## WHAT IS BEING ASKED
Copy out every line exactly, passing over the pictures.

§

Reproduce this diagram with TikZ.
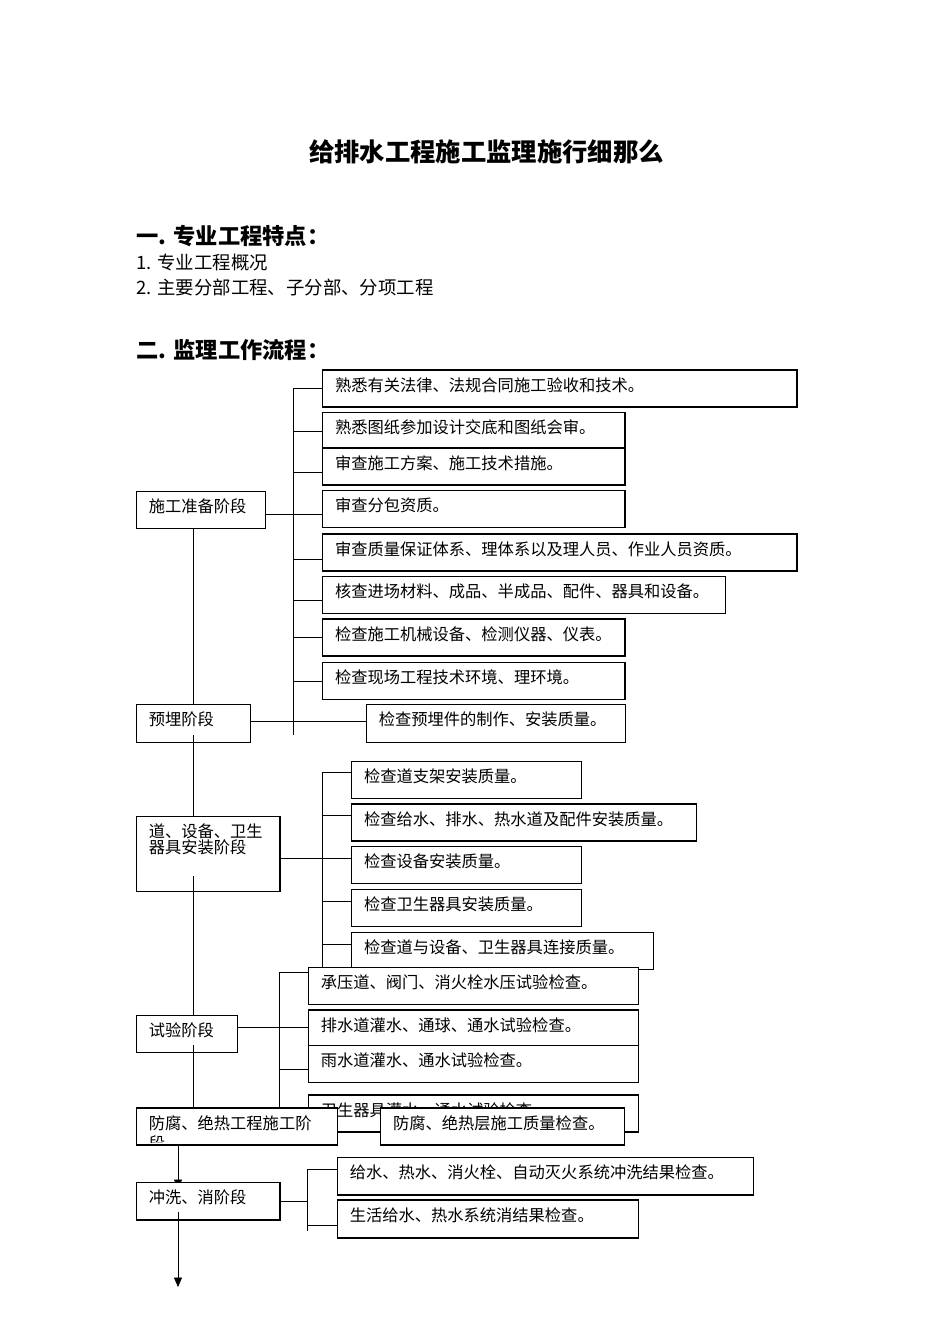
\documentclass[tikz,border=0pt]{standalone}
\usepackage{fontspec}
\newfontfamily\cjk{Noto Sans CJK SC}
\usetikzlibrary{arrows.meta}
\pgfdeclarelayer{background}
\pgfsetlayers{background,main}

\begin{document}
\begin{tikzpicture}[x=0.75pt, y=-0.75pt, line width=0.9pt,
    stepbox/.style={draw, fill=white, anchor=north west, align=left,
        inner xsep=9.5pt, inner ysep=3pt, text height=13pt, text depth=8.75pt,
        font=\cjk\fontsize{12.2pt}{12pt}\selectfont},
    heading/.style={anchor=west, inner sep=0pt, font=\cjk\bfseries\fontsize{16.7pt}{18pt}\selectfont},
    listitem/.style={anchor=west, inner sep=0pt, font=\cjk\fontsize{13.8pt}{16pt}\selectfont},
    flow/.style={-{Triangle[width=6pt,length=7pt]}}]
    \useasboundingbox (0,0) rectangle (950,1344);

    % title and headings
    \node[font=\cjk\bfseries\fontsize{19pt}{22pt}\selectfont] (title) at (486.5,151.5) {给排水工程施工监理施行细那么};
    \node[heading] (part1) at (136,236) {一. 专业工程特点：};
    \node[listitem] (item1) at (136,263) {1. 专业工程概况};
    \node[listitem] (item2) at (136,287) {2. 主要分部工程、子分部、分项工程};
    \node[heading] (part2) at (136,350) {二. 监理工作流程：};

    % stages
    \node[stepbox, text width=78pt] (prep) at (135.6,491) {施工准备阶段};
    \node[stepbox, text width=67pt, text depth=9.7pt] (embed) at (135.6,704) {预埋阶段};
    \node[stepbox, text width=88.8pt, text depth=37.25pt] (install) at (135.6,815.7) {道、设备、卫生\\器具安装阶段};
    \node[stepbox, text width=57pt] (test) at (135.6,1015) {试验阶段};

    % checks of the preparation stage
    \node[stepbox, text width=336.9pt] (A1) at (321.8,369.3) {熟悉有关法律、法规合同施工验收和技术。};
    \node[stepbox, text width=208pt] (A2) at (321.8,411.7) {熟悉图纸参加设计交底和图纸会审。};
    \node[stepbox, text width=208pt] (A3) at (321.8,447.3) {审查施工方案、施工技术措施。};
    \node[stepbox, text width=208pt] (A4) at (321.8,490) {审查分包资质。};
    \node[stepbox, text width=336.9pt] (A5) at (321.8,533.3) {审查质量保证体系、理体系以及理人员、作业人员资质。};
    \node[stepbox, text width=283.4pt] (A6) at (321.8,576) {核查进场材料、成品、半成品、配件、器具和设备。};
    \node[stepbox, text width=208pt] (A7) at (321.8,618.3) {检查施工机械设备、检测仪器、仪表。};
    \node[stepbox, text width=208pt] (A8) at (321.8,661.7) {检查现场工程技术环境、理环境。};
    \node[stepbox, text width=175.3pt, text depth=9.7pt] (A9) at (365.5,704) {检查预埋件的制作、安装质量。};

    % checks of the installation stage
    \node[stepbox, text width=153.4pt] (B1) at (350.8,760.7) {检查道支架安装质量。};
    \node[stepbox, text width=239.8pt] (B2) at (350.8,803.3) {检查给水、排水、热水道及配件安装质量。};
    \node[stepbox, text width=153.4pt] (B3) at (350.8,846) {检查设备安装质量。};
    \node[stepbox, text width=153.4pt] (B4) at (350.8,888.7) {检查卫生器具安装质量。};
    \node[stepbox, text width=207.4pt] (B5) at (350.8,931.7) {检查道与设备、卫生器具连接质量。};

    % checks of the test stage
    \node[stepbox, text width=228.8pt] (C1) at (307.5,966.7) {承压道、阀门、消火栓水压试验检查。};
    \node[stepbox, text width=228.8pt] (C2) at (307.5,1009.3) {排水道灌水、通球、通水试验检查。};
    \node[stepbox, text width=228.8pt] (C3) at (307.5,1045) {雨水道灌水、通水试验检查。};
    \node[stepbox, text width=228.8pt] (C4) at (307.5,1094.3) {卫生器具灌水、通水试验检查。};

    % anticorrosion stage, lies over the last test check
    \node[stepbox, text width=131.7pt] (anticorr) at (135.6,1107.3) {防腐、绝热工程施工阶};
    \begin{scope}
        \clip (anticorr.north west) rectangle ([yshift=2.5pt]anticorr.south east);
        \node[anchor=west, inner sep=0pt, font=\cjk\fontsize{12.2pt}{12pt}\selectfont] (duan) at (148.3,1143) {段};
    \end{scope}
    \node[stepbox, text width=163.9pt] (D1) at (379.8,1107.3) {防腐、绝热层施工质量检查。};

    % flushing stage
    \node[stepbox, text width=88.8pt, text depth=9.2pt] (flush) at (135.6,1181.7) {冲洗、消阶段};
    \node[stepbox, text width=293.4pt, text depth=9.2pt] (E1) at (336.5,1156.7) {给水、热水、消火栓、自动灭火系统冲洗结果检查。};
    \node[stepbox, text width=207pt, text depth=9.5pt] (E2) at (336.5,1199.3) {生活给水、热水系统消结果检查。};

    \coordinate (spine) at (192.8,0);
    \coordinate (tail) at (178,0);
    \coordinate (busA) at (293.2,387.7);
    \coordinate (busB) at (322.2,772.3);
    \coordinate (busC) at (279.4,972.3);
    \coordinate (busE) at (307.5,1169.3);

    \begin{pgfonlayer}{background}
        % preparation
        \draw (busA) -- (busA |- 0,735);
        \draw (A1.west) -- (A1.west -| busA);
        \draw (A2.west) -- (A2.west -| busA);
        \draw (busA |- 0,472.7) -- (A3.west |- 0,472.7);
        \draw (prep.east |- 0,514.3) -- (A4.west |- 0,514.3);
        \draw (busA |- 0,559) -- (A5.west |- 0,559);
        \draw (busA |- 0,600.7) -- (A6.west |- 0,600.7);
        \draw (A7.west) -- (A7.west -| busA);
        \draw (A8.west) -- (A8.west -| busA);
        \draw (embed.east |- 0,721.7) -- (A9.west |- 0,721.7);
        % installation
        \draw (busB) -- (busB |- 0,966.7);
        \draw (busB |- 0,772.3) -- (B1.west |- 0,772.3);
        \draw (busB |- 0,815.7) -- (B2.west |- 0,815.7);
        \draw (install.east |- 0,858.3) -- (B3.west |- 0,858.3);
        \draw (busB |- 0,901) -- (B4.west |- 0,901);
        \draw (busB |- 0,944) -- (B5.west |- 0,944);
        % test
        \draw (busC) -- (busC |- 0,1112);
        \draw (busC |- 0,972.3) -- (C1.west |- 0,972.3);
        \draw (test.east |- 0,1027.3) -- (C2.west |- 0,1027.3);
        \draw (busC |- 0,1069.3) -- (C3.west |- 0,1069.3);
        \draw (busC |- 0,1112) -- (C4.west |- 0,1112);
        % flushing
        \draw (busE) -- (busE |- 0,1230.7);
        \draw (busE |- 0,1169.3) -- (E1.west |- 0,1169.3);
        \draw (flush.east) -- (flush.east -| busE);
        \draw (busE |- 0,1225) -- (E2.west |- 0,1225);
        % main line
        \draw (prep.south -| spine) -- (embed.north -| spine);
        \draw[flow] (anticorr.south -| tail) -- (tail |- 0,1189);
    \end{pgfonlayer}

    \draw (spine |- 0,735) -- (install.north -| spine);
    \draw (spine |- 0,876) -- (test.north -| spine);
    \draw (spine |- 0,1045) -- (anticorr.north -| spine);
    \draw[flow] (tail |- 0,1211.7) -- (tail |- 0,1287);
\end{tikzpicture}
\end{document}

§

## COMPLETE RESPONSE
Reproduce this diagram with TikZ.
\documentclass[tikz,border=0pt]{standalone}
\usepackage{fontspec}
\newfontfamily\cjk{Noto Sans CJK SC}
\usetikzlibrary{arrows.meta}
\pgfdeclarelayer{background}
\pgfsetlayers{background,main}

\begin{document}
\begin{tikzpicture}[x=0.75pt, y=-0.75pt, line width=0.9pt,
    stepbox/.style={draw, fill=white, anchor=north west, align=left,
        inner xsep=9.5pt, inner ysep=3pt, text height=13pt, text depth=8.75pt,
        font=\cjk\fontsize{12.2pt}{12pt}\selectfont},
    heading/.style={anchor=west, inner sep=0pt, font=\cjk\bfseries\fontsize{16.7pt}{18pt}\selectfont},
    listitem/.style={anchor=west, inner sep=0pt, font=\cjk\fontsize{13.8pt}{16pt}\selectfont},
    flow/.style={-{Triangle[width=6pt,length=7pt]}}]
    \useasboundingbox (0,0) rectangle (950,1344);

    % title and headings
    \node[font=\cjk\bfseries\fontsize{19pt}{22pt}\selectfont] (title) at (486.5,151.5) {给排水工程施工监理施行细那么};
    \node[heading] (part1) at (136,236) {一. 专业工程特点：};
    \node[listitem] (item1) at (136,263) {1. 专业工程概况};
    \node[listitem] (item2) at (136,287) {2. 主要分部工程、子分部、分项工程};
    \node[heading] (part2) at (136,350) {二. 监理工作流程：};

    % stages
    \node[stepbox, text width=78pt] (prep) at (135.6,491) {施工准备阶段};
    \node[stepbox, text width=67pt, text depth=9.7pt] (embed) at (135.6,704) {预埋阶段};
    \node[stepbox, text width=88.8pt, text depth=37.25pt] (install) at (135.6,815.7) {道、设备、卫生\\器具安装阶段};
    \node[stepbox, text width=57pt] (test) at (135.6,1015) {试验阶段};

    % checks of the preparation stage
    \node[stepbox, text width=336.9pt] (A1) at (321.8,369.3) {熟悉有关法律、法规合同施工验收和技术。};
    \node[stepbox, text width=208pt] (A2) at (321.8,411.7) {熟悉图纸参加设计交底和图纸会审。};
    \node[stepbox, text width=208pt] (A3) at (321.8,447.3) {审查施工方案、施工技术措施。};
    \node[stepbox, text width=208pt] (A4) at (321.8,490) {审查分包资质。};
    \node[stepbox, text width=336.9pt] (A5) at (321.8,533.3) {审查质量保证体系、理体系以及理人员、作业人员资质。};
    \node[stepbox, text width=283.4pt] (A6) at (321.8,576) {核查进场材料、成品、半成品、配件、器具和设备。};
    \node[stepbox, text width=208pt] (A7) at (321.8,618.3) {检查施工机械设备、检测仪器、仪表。};
    \node[stepbox, text width=208pt] (A8) at (321.8,661.7) {检查现场工程技术环境、理环境。};
    \node[stepbox, text width=175.3pt, text depth=9.7pt] (A9) at (365.5,704) {检查预埋件的制作、安装质量。};

    % checks of the installation stage
    \node[stepbox, text width=153.4pt] (B1) at (350.8,760.7) {检查道支架安装质量。};
    \node[stepbox, text width=239.8pt] (B2) at (350.8,803.3) {检查给水、排水、热水道及配件安装质量。};
    \node[stepbox, text width=153.4pt] (B3) at (350.8,846) {检查设备安装质量。};
    \node[stepbox, text width=153.4pt] (B4) at (350.8,888.7) {检查卫生器具安装质量。};
    \node[stepbox, text width=207.4pt] (B5) at (350.8,931.7) {检查道与设备、卫生器具连接质量。};

    % checks of the test stage
    \node[stepbox, text width=228.8pt] (C1) at (307.5,966.7) {承压道、阀门、消火栓水压试验检查。};
    \node[stepbox, text width=228.8pt] (C2) at (307.5,1009.3) {排水道灌水、通球、通水试验检查。};
    \node[stepbox, text width=228.8pt] (C3) at (307.5,1045) {雨水道灌水、通水试验检查。};
    \node[stepbox, text width=228.8pt] (C4) at (307.5,1094.3) {卫生器具灌水、通水试验检查。};

    % anticorrosion stage, lies over the last test check
    \node[stepbox, text width=131.7pt] (anticorr) at (135.6,1107.3) {防腐、绝热工程施工阶};
    \begin{scope}
        \clip (anticorr.north west) rectangle ([yshift=2.5pt]anticorr.south east);
        \node[anchor=west, inner sep=0pt, font=\cjk\fontsize{12.2pt}{12pt}\selectfont] (duan) at (148.3,1143) {段};
    \end{scope}
    \node[stepbox, text width=163.9pt] (D1) at (379.8,1107.3) {防腐、绝热层施工质量检查。};

    % flushing stage
    \node[stepbox, text width=88.8pt, text depth=9.2pt] (flush) at (135.6,1181.7) {冲洗、消阶段};
    \node[stepbox, text width=293.4pt, text depth=9.2pt] (E1) at (336.5,1156.7) {给水、热水、消火栓、自动灭火系统冲洗结果检查。};
    \node[stepbox, text width=207pt, text depth=9.5pt] (E2) at (336.5,1199.3) {生活给水、热水系统消结果检查。};

    \coordinate (spine) at (192.8,0);
    \coordinate (tail) at (178,0);
    \coordinate (busA) at (293.2,387.7);
    \coordinate (busB) at (322.2,772.3);
    \coordinate (busC) at (279.4,972.3);
    \coordinate (busE) at (307.5,1169.3);

    \begin{pgfonlayer}{background}
        % preparation
        \draw (busA) -- (busA |- 0,735);
        \draw (A1.west) -- (A1.west -| busA);
        \draw (A2.west) -- (A2.west -| busA);
        \draw (busA |- 0,472.7) -- (A3.west |- 0,472.7);
        \draw (prep.east |- 0,514.3) -- (A4.west |- 0,514.3);
        \draw (busA |- 0,559) -- (A5.west |- 0,559);
        \draw (busA |- 0,600.7) -- (A6.west |- 0,600.7);
        \draw (A7.west) -- (A7.west -| busA);
        \draw (A8.west) -- (A8.west -| busA);
        \draw (embed.east |- 0,721.7) -- (A9.west |- 0,721.7);
        % installation
        \draw (busB) -- (busB |- 0,966.7);
        \draw (busB |- 0,772.3) -- (B1.west |- 0,772.3);
        \draw (busB |- 0,815.7) -- (B2.west |- 0,815.7);
        \draw (install.east |- 0,858.3) -- (B3.west |- 0,858.3);
        \draw (busB |- 0,901) -- (B4.west |- 0,901);
        \draw (busB |- 0,944) -- (B5.west |- 0,944);
        % test
        \draw (busC) -- (busC |- 0,1112);
        \draw (busC |- 0,972.3) -- (C1.west |- 0,972.3);
        \draw (test.east |- 0,1027.3) -- (C2.west |- 0,1027.3);
        \draw (busC |- 0,1069.3) -- (C3.west |- 0,1069.3);
        \draw (busC |- 0,1112) -- (C4.west |- 0,1112);
        % flushing
        \draw (busE) -- (busE |- 0,1230.7);
        \draw (busE |- 0,1169.3) -- (E1.west |- 0,1169.3);
        \draw (flush.east) -- (flush.east -| busE);
        \draw (busE |- 0,1225) -- (E2.west |- 0,1225);
        % main line
        \draw (prep.south -| spine) -- (embed.north -| spine);
        \draw[flow] (anticorr.south -| tail) -- (tail |- 0,1189);
    \end{pgfonlayer}

    \draw (spine |- 0,735) -- (install.north -| spine);
    \draw (spine |- 0,876) -- (test.north -| spine);
    \draw (spine |- 0,1045) -- (anticorr.north -| spine);
    \draw[flow] (tail |- 0,1211.7) -- (tail |- 0,1287);
\end{tikzpicture}
\end{document}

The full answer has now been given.